O debate resultou num total de 40 minutos e depois uma seção de Perguntas e Respostas, no qual questionadores foram quase totalmente bem-comportados, concisos e não argumentativos (mesmo se puder dizer que as questões foram intencionadas como um argumento contra ou somente para debater). Uma exceção foi um senhor que perguntou ao Dr. Krauss sobre a questão da causa de Deus. Se tudo tem uma explicação, qual é a explicação para Deus? Krauss alegou que a pergunta “quem fez Deus?” é aplicável e, portanto, presumivelmente, ou Deus não existe ou que devemos rejeitar o Princípio da Razão Suficiente (nem o questionador nem Krauss deixaram isso bem claro).[4] Quando Craig foi capaz de responder ele apontou que Deus iria encontrar sua explicação na necessidade de sua própria natureza. A esta conclusão, o questionador retorquiu (mesmo que ele foi instruído a não fazer isso), “Eu estava apenas tentando apontar o raciocínio circular que você acabou de usar.” Muito estranho.

A próxima pergunta foi quase idêntica, menos para o Dr. Craig. Assim, ele mencionou que Deus foi postulado aqui como a explicação metafísica final. Eu gostaria muito que ele também tivesse deixado explícito o que ele insinuou em sua resposta, que questionar ainda mais o poder explicativo de Deus (além de postular incoerência) apenas pressupõe que Deus não é a explicação metafísica final. A falta de fazer isso permitiu que o Dr. Krauss fizesse um dos melhores comentários que tinha feito durante toda a noite: a de que ele postulou o multiverso como uma explicação metafísica final. O Dr. Craig não foi capaz, no formato, de responder mas, sem dúvida, ele teria apontado que a necessidade metafísica do universo não pode ser verdadeira, mesmo no caso do multiverso, porque até mesmo o multiverso não escapa das leis de causalidade ou necessidade de um início absoluto (embora, corretamente, ele tenha mencionado isto no debate).

Ambos os debatedores foram muito gentis, e Krauss não disse nada rude em qualquer ponto. Um dos melhores pontos da noite foi feito por Craig quando ele comentou, falando contra a ideia de que a física pode explicar a origem do universo a partir do nada: “a física é inerentemente aplicável a ser. É impossível para que haja física de não-ser.” Para mim, este foi o golpe de morte para a ciência ser uma explicação definitiva metafísica da origem do universo.

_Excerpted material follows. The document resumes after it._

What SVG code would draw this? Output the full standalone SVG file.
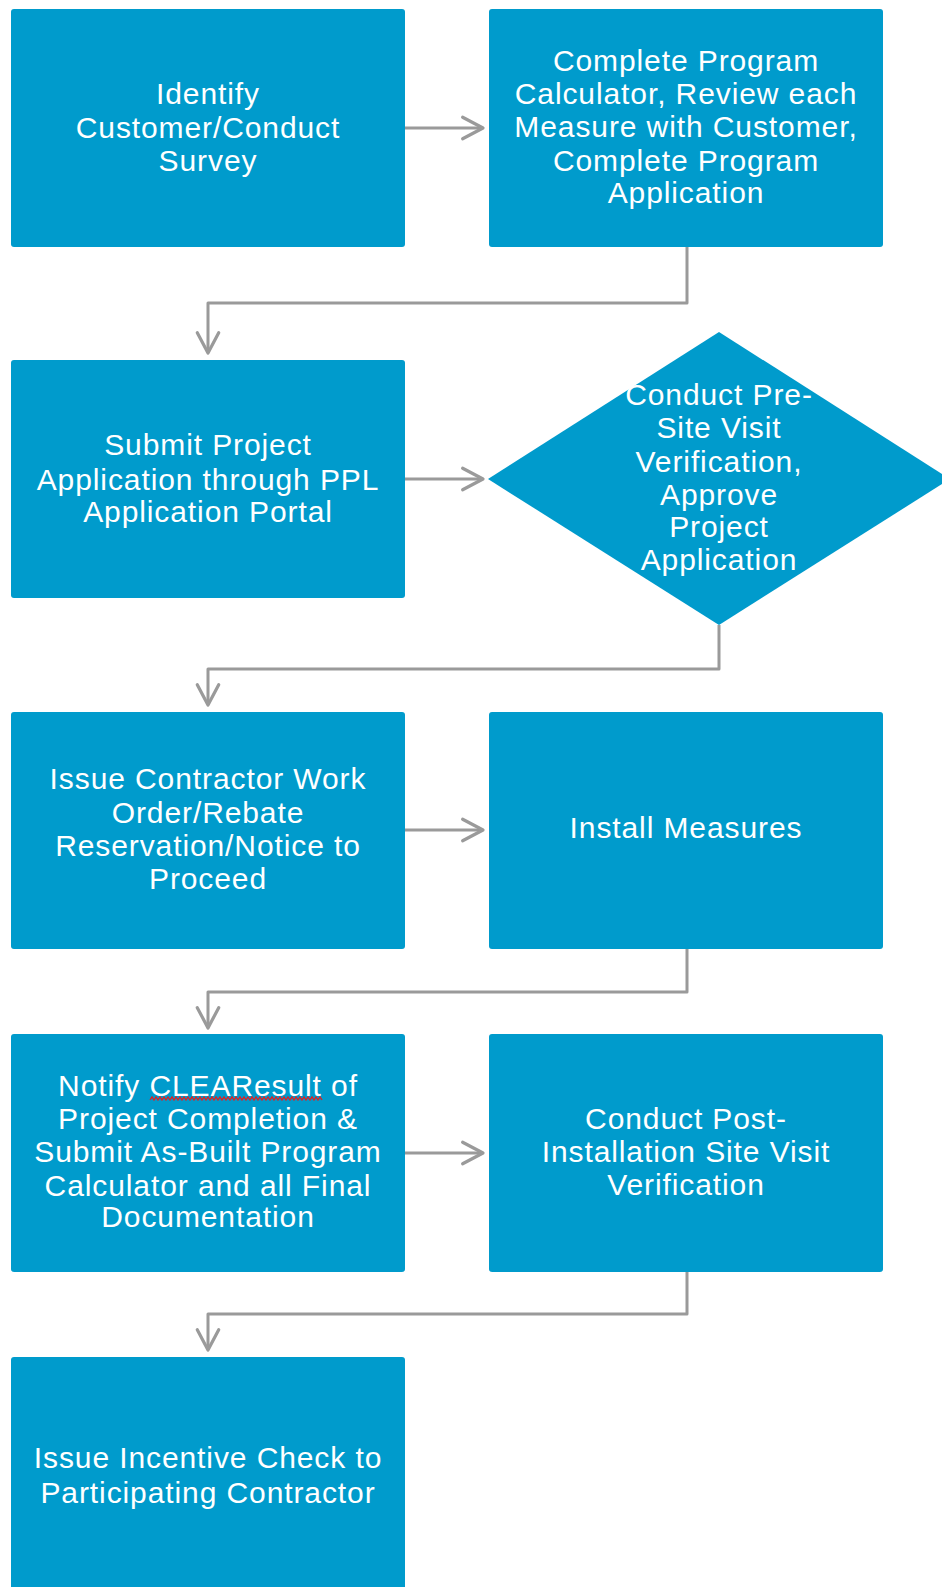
<svg xmlns="http://www.w3.org/2000/svg" width="942" height="1587" viewBox="0 0 942 1587">
<style>
.box{fill:#009BCC;}
.lbl{font-family:"Liberation Sans",Arial,sans-serif;font-size:30px;letter-spacing:0.9px;fill:#FFFFFF;text-anchor:middle;}
.conn{fill:none;stroke:#9A9A9A;stroke-width:3;stroke-linejoin:round;}
</style>
<defs>
<marker id="arr" markerUnits="userSpaceOnUse" markerWidth="30" markerHeight="30" viewBox="-24 -14 28 28" refX="0" refY="0" orient="auto">
<path d="M-19,-10 L0,0 L-19,10" fill="none" stroke="#9A9A9A" stroke-width="3" stroke-linecap="round" stroke-linejoin="round"/>
</marker>
</defs>
<rect width="942" height="1587" fill="#FFFFFF"/>
<g id="connectors">
<path class="conn" d="M405,128 H483" marker-end="url(#arr)"/>
<path class="conn" d="M405,479 H483" marker-end="url(#arr)"/>
<path class="conn" d="M405,830 H483" marker-end="url(#arr)"/>
<path class="conn" d="M405,1153 H483" marker-end="url(#arr)"/>
<path class="conn" d="M687,247 V303 H208 V353" marker-end="url(#arr)"/>
<path class="conn" d="M719,625 V669 H208 V705" marker-end="url(#arr)"/>
<path class="conn" d="M687,949 V992 H208 V1028" marker-end="url(#arr)"/>
<path class="conn" d="M687,1272 V1314 H208 V1350" marker-end="url(#arr)"/>
</g>
<g id="n1">
<rect class="box" x="11" y="9" width="394" height="238" rx="3"/>
<text class="lbl"><tspan x="208" y="104">Identify</tspan><tspan x="208" y="138">Customer/Conduct</tspan><tspan x="208" y="171">Survey</tspan></text>
</g>
<g id="n2">
<rect class="box" x="489" y="9" width="394" height="238" rx="3"/>
<text class="lbl"><tspan x="686" y="71">Complete Program</tspan><tspan x="686" y="104">Calculator, Review each</tspan><tspan x="686" y="137">Measure with Customer,</tspan><tspan x="686" y="171">Complete Program</tspan><tspan x="686" y="203">Application</tspan></text>
</g>
<g id="n3">
<rect class="box" x="11" y="360" width="394" height="238" rx="3"/>
<text class="lbl"><tspan x="208" y="455">Submit Project</tspan><tspan x="208" y="490">Application through PPL</tspan><tspan x="208" y="522">Application Portal</tspan></text>
</g>
<g id="n4">
<polygon class="box" points="719,332 950,479 719,625 488,479"/>
<text class="lbl"><tspan x="719" y="405">Conduct Pre-</tspan><tspan x="719" y="438">Site Visit</tspan><tspan x="719" y="472">Verification,</tspan><tspan x="719" y="505">Approve</tspan><tspan x="719" y="537">Project</tspan><tspan x="719" y="570">Application</tspan></text>
</g>
<g id="n5">
<rect class="box" x="11" y="712" width="394" height="237" rx="3"/>
<text class="lbl"><tspan x="208" y="789">Issue Contractor Work</tspan><tspan x="208" y="823">Order/Rebate</tspan><tspan x="208" y="856">Reservation/Notice to</tspan><tspan x="208" y="889">Proceed</tspan></text>
</g>
<g id="n6">
<rect class="box" x="489" y="712" width="394" height="237" rx="3"/>
<text class="lbl"><tspan x="686" y="838">Install Measures</tspan></text>
</g>
<g id="n7">
<rect class="box" x="11" y="1034" width="394" height="238" rx="3"/>
<text class="lbl"><tspan x="208" y="1096">Notify CLEAResult of</tspan><tspan x="208" y="1129">Project Completion &amp;</tspan><tspan x="208" y="1162">Submit As-Built Program</tspan><tspan x="208" y="1196">Calculator and all Final</tspan><tspan x="208" y="1227">Documentation</tspan></text>
<polyline points="150,1100 152,1097 154,1100 156,1097 158,1100 160,1097 162,1100 164,1097 166,1100 168,1097 170,1100 172,1097 174,1100 176,1097 178,1100 180,1097 182,1100 184,1097 186,1100 188,1097 190,1100 192,1097 194,1100 196,1097 198,1100 200,1097 202,1100 204,1097 206,1100 208,1097 210,1100 212,1097 214,1100 216,1097 218,1100 220,1097 222,1100 224,1097 226,1100 228,1097 230,1100 232,1097 234,1100 236,1097 238,1100 240,1097 242,1100 244,1097 246,1100 248,1097 250,1100 252,1097 254,1100 256,1097 258,1100 260,1097 262,1100 264,1097 266,1100 268,1097 270,1100 272,1097 274,1100 276,1097 278,1100 280,1097 282,1100 284,1097 286,1100 288,1097 290,1100 292,1097 294,1100 296,1097 298,1100 300,1097 302,1100 304,1097 306,1100 308,1097 310,1100 312,1097 314,1100 316,1097 318,1100 320,1097 322,1100" fill="none" stroke="#E02020" stroke-width="1.3"/>
</g>
<g id="n8">
<rect class="box" x="489" y="1034" width="394" height="238" rx="3"/>
<text class="lbl"><tspan x="686" y="1129">Conduct Post-</tspan><tspan x="686" y="1162">Installation Site Visit</tspan><tspan x="686" y="1195">Verification</tspan></text>
</g>
<g id="n9">
<rect class="box" x="11" y="1357" width="394" height="238" rx="3"/>
<text class="lbl"><tspan x="208" y="1468">Issue Incentive Check to</tspan><tspan x="208" y="1503">Participating Contractor</tspan></text>
</g>
</svg>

Em resumo, foi um debate maravilhosamente feito com altíssimo nível e civilidade (exceto, talvez, quando Krauss disse algo sobre Craig ser “intelectualmente preguiçoso”), com Craig claramente saindo-se melhor. Apesar de não conhecer os resultados (ou a maquiagem ideológica) do público, eu ficaria chocado se Craig não foi declarado o vencedor pela maioria dos votos.


[1] Por exemplo, a sua exposição sobre por que não podemos medir se um outro universo está exercendo qualquer força sobre o nosso universo como prova para o multiverso existir foi um exemplo particular em mostrar o nível de conforto que ele tem dentro de seu campo.

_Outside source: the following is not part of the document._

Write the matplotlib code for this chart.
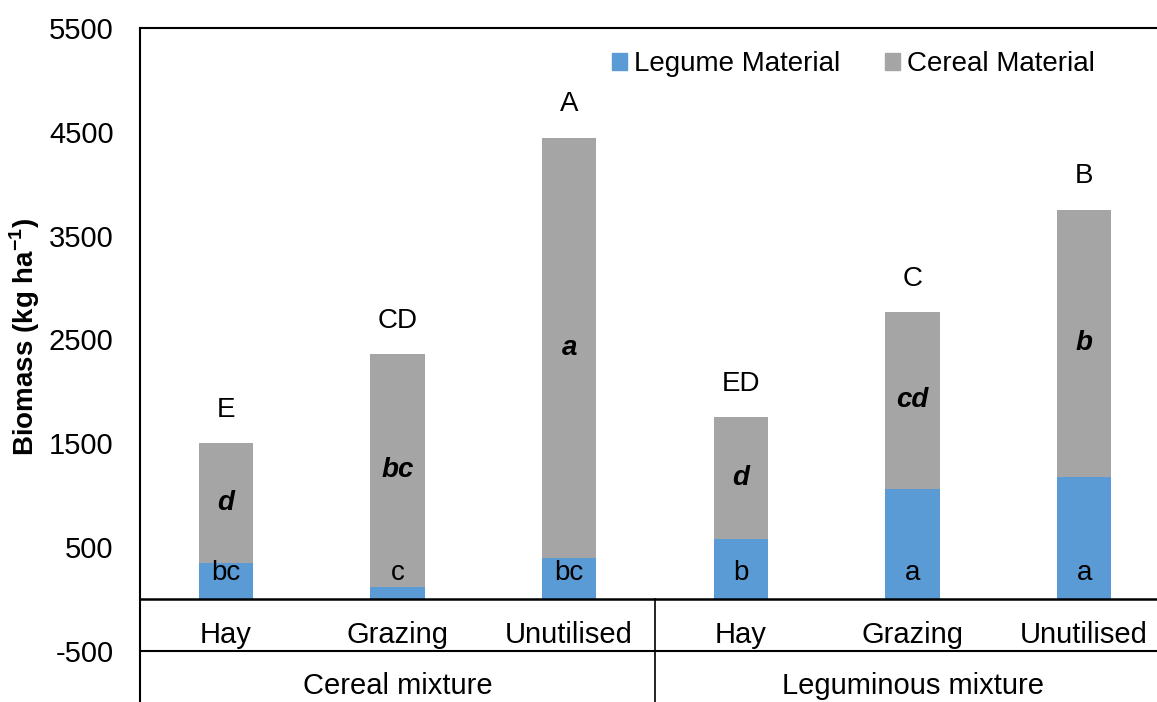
import matplotlib
matplotlib.use('Agg')
import matplotlib.pyplot as plt
from matplotlib.patches import Patch
import numpy as np

plt.rcParams['font.family'] = ['Liberation Sans', 'DejaVu Sans']
plt.rcParams['axes.unicode_minus'] = False
plt.rcParams['mathtext.fontset'] = 'custom'
plt.rcParams['mathtext.rm'] = 'Liberation Sans'
plt.rcParams['mathtext.bf'] = 'Liberation Sans:bold'

# biomass per treatment (kg/ha)
treatments = ['Hay', 'Grazing', 'Unutilised', 'Hay', 'Grazing', 'Unutilised']
groups = ['Cereal mixture', 'Leguminous mixture']
legume = [350, 120, 400, 580, 1065, 1180]
cereal = [1150, 2240, 4045, 1175, 1700, 2570]

# significance letters
total_letters = ['E', 'CD', 'A', 'ED', 'C', 'B']
cereal_letters = ['d', 'bc', 'a', 'd', 'cd', 'b']
legume_letters = ['bc', 'c', 'bc', 'b', 'a', 'a']

blue = '#5B9BD5'
grey = '#A5A5A5'
fs = 21

W, H = 1157, 702
fig = plt.figure(figsize=(W / 100, H / 100), dpi=100)
ax = fig.add_axes([140 / W, 0, 1030 / W, 1 - 28 / H])

x = np.arange(len(treatments))
bw = 0.315
legume = np.array(legume)
cereal = np.array(cereal)
total = legume + cereal

ax.bar(x, legume, bw, color=blue, label='Legume Material')
ax.bar(x, cereal, bw, bottom=legume, color=grey, label='Cereal Material')

for i in range(len(x)):
    ax.annotate(total_letters[i], (x[i], total[i]), xytext=(0, 24),
                textcoords='offset points', ha='center', va='center', fontsize=20)
    ax.text(x[i], legume[i] + cereal[i] / 2, cereal_letters[i], ha='center', va='center',
            fontsize=20, fontweight='bold', style='italic')
    ax.text(x[i], 255, legume_letters[i], ha='center', va='center', fontsize=20)

ymin = -500 - 51 / ((651 - 28) / 6000)
ax.set_xlim(-0.5, 5.5)
ax.set_ylim(ymin, 5500)
ax.set_yticks(np.arange(-500, 5501, 1000))
ax.set_xticks([])
ax.tick_params(axis='y', length=0, pad=19, labelsize=fs)

for s in ['right', 'bottom']:
    ax.spines[s].set_visible(False)
for s in ['left', 'top']:
    ax.spines[s].set_linewidth(1.5)

# two-level category axis
ax.axhline(0, color='black', lw=1.8, clip_on=False)
ax.axhline(-500, color='black', lw=1.5)
ax.plot([2.5, 2.5], [ymin, 0], color='black', lw=1.2)
for i, t in enumerate(treatments):
    ax.text(x[i], -350, t, ha='center', va='center', fontsize=fs)
for j, g in enumerate(groups):
    ax.text(1 + 3 * j, -840, g, ha='center', va='center', fontsize=fs)

fig.text(25 / W, 1 - 337 / H, r'Biomass (kg ha$^{\mathbf{-1}}$)', rotation=90,
         ha='center', va='center', fontsize=20, fontweight='bold')

handles = [Patch(color=blue), Patch(color=grey)]
fig.legend(handles, ['Legume Material', 'Cereal Material'], loc='center left',
           bbox_to_anchor=(612 / W, 1 - 64 / H), ncol=2, frameon=False, fontsize=20,
           handlelength=0.55, handleheight=0.55, handletextpad=0.25, columnspacing=1.6,
           borderpad=0, borderaxespad=0)

fig.savefig('out.png', dpi=100)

[2] Craig, ao refutar  o argumento do “2 +2 = 5” contra a lógica de Krauss, afirmou corretamente que  resposta certa segue a partir de axiomas padrões de matemática, mas repetiu a resposta incorreta como correta.

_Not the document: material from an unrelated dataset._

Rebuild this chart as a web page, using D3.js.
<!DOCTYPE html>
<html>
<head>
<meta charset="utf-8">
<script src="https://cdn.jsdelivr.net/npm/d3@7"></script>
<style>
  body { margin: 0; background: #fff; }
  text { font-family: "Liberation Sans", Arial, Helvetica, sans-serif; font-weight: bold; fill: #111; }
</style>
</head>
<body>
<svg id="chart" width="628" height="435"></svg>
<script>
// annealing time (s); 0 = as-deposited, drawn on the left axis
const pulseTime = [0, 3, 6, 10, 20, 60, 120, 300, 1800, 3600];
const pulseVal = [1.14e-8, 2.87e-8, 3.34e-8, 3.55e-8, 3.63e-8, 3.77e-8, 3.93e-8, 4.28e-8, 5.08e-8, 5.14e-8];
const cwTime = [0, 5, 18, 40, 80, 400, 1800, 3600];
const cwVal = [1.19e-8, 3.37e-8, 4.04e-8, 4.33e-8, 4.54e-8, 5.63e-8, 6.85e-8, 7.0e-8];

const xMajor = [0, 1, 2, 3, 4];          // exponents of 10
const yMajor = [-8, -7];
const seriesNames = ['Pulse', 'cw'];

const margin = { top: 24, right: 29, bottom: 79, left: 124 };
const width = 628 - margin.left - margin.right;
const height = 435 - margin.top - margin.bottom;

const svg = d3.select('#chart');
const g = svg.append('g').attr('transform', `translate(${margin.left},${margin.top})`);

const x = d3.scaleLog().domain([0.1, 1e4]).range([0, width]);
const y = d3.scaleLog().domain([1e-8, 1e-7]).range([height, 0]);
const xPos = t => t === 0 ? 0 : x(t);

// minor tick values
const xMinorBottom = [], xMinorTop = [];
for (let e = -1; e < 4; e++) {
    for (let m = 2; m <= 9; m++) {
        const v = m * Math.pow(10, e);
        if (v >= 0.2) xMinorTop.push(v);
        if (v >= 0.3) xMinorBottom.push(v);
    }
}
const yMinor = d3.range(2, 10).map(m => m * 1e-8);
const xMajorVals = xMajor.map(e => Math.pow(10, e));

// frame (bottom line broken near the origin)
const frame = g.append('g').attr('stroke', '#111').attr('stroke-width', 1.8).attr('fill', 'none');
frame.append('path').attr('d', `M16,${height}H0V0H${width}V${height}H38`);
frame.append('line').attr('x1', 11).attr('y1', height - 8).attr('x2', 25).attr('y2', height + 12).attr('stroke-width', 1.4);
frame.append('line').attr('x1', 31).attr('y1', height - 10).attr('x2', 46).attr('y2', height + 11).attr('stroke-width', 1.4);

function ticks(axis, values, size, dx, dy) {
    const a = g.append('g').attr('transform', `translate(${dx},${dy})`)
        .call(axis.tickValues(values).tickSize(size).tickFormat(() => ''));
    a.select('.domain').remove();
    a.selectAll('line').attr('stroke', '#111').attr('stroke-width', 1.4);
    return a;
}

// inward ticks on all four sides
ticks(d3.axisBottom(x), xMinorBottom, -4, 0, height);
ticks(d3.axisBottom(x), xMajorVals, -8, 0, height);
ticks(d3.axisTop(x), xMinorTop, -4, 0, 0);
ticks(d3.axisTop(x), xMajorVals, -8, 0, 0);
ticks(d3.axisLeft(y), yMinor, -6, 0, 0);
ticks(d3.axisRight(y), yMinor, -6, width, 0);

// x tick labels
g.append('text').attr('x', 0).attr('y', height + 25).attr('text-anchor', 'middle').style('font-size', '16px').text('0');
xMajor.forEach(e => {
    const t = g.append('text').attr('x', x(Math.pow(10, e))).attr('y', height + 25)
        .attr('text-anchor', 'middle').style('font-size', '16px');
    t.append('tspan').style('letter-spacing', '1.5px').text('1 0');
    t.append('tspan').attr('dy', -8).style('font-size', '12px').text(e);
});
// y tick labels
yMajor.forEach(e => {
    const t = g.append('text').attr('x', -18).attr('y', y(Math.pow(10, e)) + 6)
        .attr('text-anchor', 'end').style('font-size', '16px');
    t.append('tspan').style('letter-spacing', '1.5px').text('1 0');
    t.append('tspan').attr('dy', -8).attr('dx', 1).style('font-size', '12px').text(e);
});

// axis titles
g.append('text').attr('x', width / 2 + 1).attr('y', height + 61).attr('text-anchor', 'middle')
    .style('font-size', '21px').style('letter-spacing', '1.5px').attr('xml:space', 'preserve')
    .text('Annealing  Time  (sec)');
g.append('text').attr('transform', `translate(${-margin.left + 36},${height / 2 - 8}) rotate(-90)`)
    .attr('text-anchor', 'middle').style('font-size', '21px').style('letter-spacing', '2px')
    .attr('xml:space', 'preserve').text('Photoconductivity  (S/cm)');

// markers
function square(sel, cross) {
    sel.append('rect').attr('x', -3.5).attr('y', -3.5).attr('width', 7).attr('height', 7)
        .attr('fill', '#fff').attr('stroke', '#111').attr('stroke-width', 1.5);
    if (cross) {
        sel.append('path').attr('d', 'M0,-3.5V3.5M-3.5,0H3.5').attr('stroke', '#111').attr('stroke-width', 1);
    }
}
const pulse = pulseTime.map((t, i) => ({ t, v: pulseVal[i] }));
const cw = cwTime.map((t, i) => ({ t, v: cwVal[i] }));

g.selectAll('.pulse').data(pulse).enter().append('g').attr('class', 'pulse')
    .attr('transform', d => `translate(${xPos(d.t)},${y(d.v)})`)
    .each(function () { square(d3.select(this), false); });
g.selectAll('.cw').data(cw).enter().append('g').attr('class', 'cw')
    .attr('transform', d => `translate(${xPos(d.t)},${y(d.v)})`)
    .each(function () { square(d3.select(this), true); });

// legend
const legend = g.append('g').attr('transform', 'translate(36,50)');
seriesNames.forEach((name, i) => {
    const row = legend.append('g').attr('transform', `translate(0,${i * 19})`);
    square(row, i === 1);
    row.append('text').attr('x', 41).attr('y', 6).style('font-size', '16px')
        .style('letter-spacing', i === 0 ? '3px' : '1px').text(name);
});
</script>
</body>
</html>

[3] Isto é estar em contraste com suas outras objeções, que eram inteiramente ou auto contraditórias ou off-topic.

[4] É importante notar também que, com toda a seriedade, não parece que Krauss entendeu muito muitos dos argumentos filosóficos proferidos, e ele provavelmente não estava familiarizado com o termo “Princípio da Razão Suficiente” antes do debate.